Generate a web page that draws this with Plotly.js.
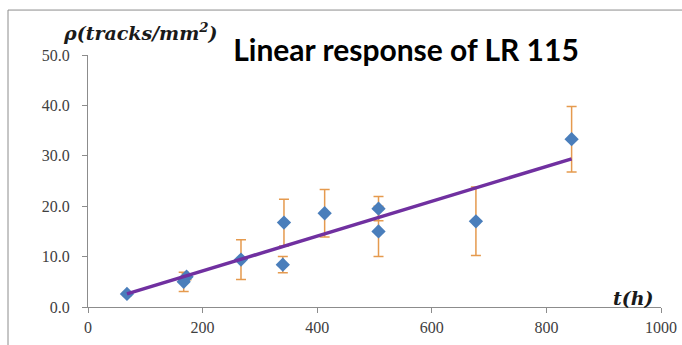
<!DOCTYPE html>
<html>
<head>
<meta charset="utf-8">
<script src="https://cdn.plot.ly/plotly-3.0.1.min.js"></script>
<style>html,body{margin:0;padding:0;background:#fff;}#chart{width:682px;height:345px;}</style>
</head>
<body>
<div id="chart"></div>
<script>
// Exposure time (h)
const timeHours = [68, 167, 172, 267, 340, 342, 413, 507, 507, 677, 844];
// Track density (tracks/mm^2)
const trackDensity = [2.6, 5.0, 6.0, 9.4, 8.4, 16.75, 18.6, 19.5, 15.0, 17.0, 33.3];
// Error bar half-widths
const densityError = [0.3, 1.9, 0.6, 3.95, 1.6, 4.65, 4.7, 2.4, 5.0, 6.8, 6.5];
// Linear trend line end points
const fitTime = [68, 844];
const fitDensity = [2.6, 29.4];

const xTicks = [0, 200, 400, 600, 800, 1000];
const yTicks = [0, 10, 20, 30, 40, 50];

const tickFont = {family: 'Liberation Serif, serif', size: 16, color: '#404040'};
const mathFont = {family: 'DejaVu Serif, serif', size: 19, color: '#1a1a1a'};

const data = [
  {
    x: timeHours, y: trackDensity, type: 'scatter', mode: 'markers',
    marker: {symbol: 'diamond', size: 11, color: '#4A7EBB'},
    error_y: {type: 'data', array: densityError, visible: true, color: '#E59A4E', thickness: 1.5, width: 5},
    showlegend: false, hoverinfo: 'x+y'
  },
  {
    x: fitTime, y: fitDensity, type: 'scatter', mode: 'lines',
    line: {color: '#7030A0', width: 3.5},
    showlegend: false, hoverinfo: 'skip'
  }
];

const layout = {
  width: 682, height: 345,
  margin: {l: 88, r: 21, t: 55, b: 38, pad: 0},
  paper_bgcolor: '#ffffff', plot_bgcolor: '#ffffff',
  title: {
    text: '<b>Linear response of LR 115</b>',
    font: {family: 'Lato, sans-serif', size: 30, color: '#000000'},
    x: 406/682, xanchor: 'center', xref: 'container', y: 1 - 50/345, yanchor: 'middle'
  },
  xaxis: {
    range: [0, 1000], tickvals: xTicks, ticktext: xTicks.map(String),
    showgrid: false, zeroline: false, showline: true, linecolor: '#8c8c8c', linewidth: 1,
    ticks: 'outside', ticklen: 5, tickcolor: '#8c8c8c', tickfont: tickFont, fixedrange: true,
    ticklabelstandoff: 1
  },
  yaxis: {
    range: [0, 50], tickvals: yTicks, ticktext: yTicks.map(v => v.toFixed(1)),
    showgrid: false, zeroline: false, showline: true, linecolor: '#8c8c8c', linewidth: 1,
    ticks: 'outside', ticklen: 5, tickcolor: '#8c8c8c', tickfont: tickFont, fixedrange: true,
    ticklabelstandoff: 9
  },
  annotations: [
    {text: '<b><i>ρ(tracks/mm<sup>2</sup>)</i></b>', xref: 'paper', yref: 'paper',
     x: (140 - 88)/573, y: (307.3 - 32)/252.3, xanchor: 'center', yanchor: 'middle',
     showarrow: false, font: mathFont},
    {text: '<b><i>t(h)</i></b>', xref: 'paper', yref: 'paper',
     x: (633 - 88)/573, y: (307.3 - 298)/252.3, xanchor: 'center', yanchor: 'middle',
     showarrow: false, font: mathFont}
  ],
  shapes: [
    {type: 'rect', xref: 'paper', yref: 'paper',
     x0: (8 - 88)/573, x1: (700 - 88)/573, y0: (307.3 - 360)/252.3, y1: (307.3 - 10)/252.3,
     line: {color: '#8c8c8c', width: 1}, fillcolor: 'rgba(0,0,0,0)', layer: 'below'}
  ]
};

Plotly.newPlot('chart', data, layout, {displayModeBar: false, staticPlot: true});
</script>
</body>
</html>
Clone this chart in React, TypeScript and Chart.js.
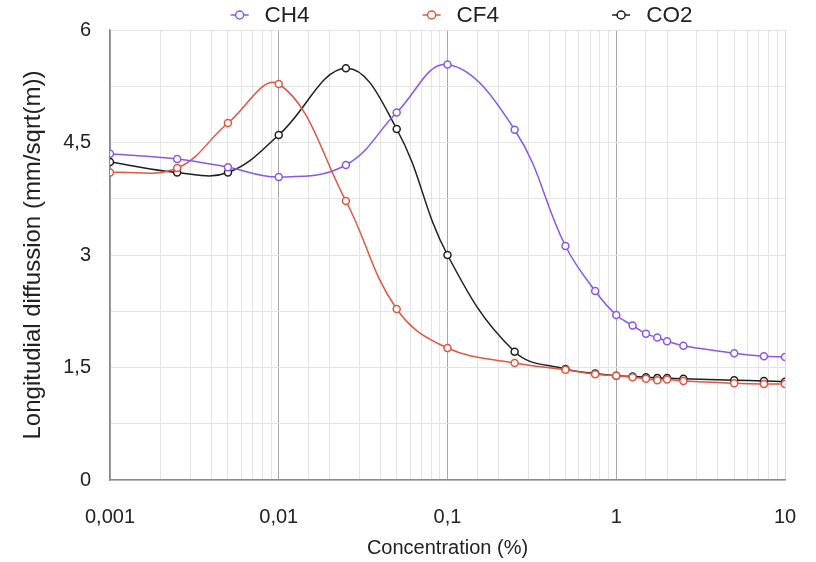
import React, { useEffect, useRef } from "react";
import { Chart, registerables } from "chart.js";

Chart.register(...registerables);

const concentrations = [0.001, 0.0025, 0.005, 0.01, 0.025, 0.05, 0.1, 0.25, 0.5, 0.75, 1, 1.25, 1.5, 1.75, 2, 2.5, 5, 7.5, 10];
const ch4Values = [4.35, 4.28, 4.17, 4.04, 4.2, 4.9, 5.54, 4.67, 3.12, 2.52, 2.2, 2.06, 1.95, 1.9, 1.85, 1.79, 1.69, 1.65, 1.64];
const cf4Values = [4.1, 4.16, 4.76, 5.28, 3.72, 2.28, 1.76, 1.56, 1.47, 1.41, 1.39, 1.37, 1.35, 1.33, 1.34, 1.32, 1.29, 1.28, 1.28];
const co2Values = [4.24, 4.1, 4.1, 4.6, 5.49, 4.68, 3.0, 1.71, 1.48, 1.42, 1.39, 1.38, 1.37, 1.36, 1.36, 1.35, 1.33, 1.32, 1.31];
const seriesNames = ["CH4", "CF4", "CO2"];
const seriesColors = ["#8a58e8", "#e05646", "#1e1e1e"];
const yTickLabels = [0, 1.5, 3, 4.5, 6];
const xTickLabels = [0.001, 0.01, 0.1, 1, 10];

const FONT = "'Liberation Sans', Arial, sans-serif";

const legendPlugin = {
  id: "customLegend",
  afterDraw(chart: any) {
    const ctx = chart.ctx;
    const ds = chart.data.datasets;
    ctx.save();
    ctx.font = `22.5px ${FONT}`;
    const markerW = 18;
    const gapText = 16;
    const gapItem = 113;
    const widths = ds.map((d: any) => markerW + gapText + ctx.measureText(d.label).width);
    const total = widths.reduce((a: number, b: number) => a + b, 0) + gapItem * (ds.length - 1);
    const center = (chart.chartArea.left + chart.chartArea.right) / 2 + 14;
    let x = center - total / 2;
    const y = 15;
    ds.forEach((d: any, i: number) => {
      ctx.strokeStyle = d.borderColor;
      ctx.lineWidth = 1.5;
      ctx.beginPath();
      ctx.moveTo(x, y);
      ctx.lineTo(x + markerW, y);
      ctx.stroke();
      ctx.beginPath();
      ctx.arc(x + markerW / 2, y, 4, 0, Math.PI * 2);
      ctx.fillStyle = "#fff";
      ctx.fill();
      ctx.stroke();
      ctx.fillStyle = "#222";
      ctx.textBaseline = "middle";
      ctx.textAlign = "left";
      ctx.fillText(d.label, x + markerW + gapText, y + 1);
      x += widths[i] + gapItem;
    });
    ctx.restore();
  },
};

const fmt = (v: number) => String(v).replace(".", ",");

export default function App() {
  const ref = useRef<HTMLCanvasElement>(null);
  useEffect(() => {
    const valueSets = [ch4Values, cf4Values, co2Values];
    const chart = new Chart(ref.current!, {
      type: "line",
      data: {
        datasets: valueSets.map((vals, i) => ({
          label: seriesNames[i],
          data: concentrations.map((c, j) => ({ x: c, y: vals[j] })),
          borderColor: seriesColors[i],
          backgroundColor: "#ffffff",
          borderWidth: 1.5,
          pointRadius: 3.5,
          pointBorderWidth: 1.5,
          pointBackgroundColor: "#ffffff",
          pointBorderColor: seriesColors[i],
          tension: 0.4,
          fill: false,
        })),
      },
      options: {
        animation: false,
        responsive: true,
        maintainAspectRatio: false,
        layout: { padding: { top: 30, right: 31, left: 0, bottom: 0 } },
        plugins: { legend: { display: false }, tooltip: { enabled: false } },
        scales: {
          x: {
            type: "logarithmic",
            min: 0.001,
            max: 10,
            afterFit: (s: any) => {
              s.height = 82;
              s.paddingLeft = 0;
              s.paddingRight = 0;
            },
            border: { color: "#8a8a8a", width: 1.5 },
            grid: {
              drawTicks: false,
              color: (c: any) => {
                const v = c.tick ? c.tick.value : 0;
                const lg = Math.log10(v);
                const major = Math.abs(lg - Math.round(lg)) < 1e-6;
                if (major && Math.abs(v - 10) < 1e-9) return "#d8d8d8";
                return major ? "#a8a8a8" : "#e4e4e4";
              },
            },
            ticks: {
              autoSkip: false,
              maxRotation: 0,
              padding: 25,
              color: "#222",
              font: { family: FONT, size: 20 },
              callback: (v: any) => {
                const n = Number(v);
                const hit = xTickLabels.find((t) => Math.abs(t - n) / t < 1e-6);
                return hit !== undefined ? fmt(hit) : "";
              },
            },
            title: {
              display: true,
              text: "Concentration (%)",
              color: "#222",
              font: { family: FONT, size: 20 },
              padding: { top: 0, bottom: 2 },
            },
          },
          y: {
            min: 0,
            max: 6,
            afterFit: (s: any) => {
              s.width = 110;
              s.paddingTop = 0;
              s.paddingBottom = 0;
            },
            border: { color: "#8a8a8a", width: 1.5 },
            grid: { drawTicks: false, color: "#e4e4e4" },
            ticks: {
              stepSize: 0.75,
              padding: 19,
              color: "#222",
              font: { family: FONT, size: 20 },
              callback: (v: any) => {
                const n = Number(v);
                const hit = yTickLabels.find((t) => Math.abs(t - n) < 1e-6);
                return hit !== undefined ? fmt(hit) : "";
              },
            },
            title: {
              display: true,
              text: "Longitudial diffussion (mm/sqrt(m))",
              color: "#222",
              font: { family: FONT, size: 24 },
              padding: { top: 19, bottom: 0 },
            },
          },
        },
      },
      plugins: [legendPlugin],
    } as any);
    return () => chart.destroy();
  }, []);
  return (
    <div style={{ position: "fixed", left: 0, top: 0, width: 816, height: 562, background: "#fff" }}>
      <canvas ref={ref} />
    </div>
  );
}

------------------------------

_What to work on_. Extract exactly the lines running from the line containing "Clone this chart" to the line containing "Chart.register(...registerables);", with both end lines included and all pictures left out.

_Exercise response_.
Clone this chart in React, TypeScript and Chart.js.
import React, { useEffect, useRef } from "react";
import { Chart, registerables } from "chart.js";

Chart.register(...registerables);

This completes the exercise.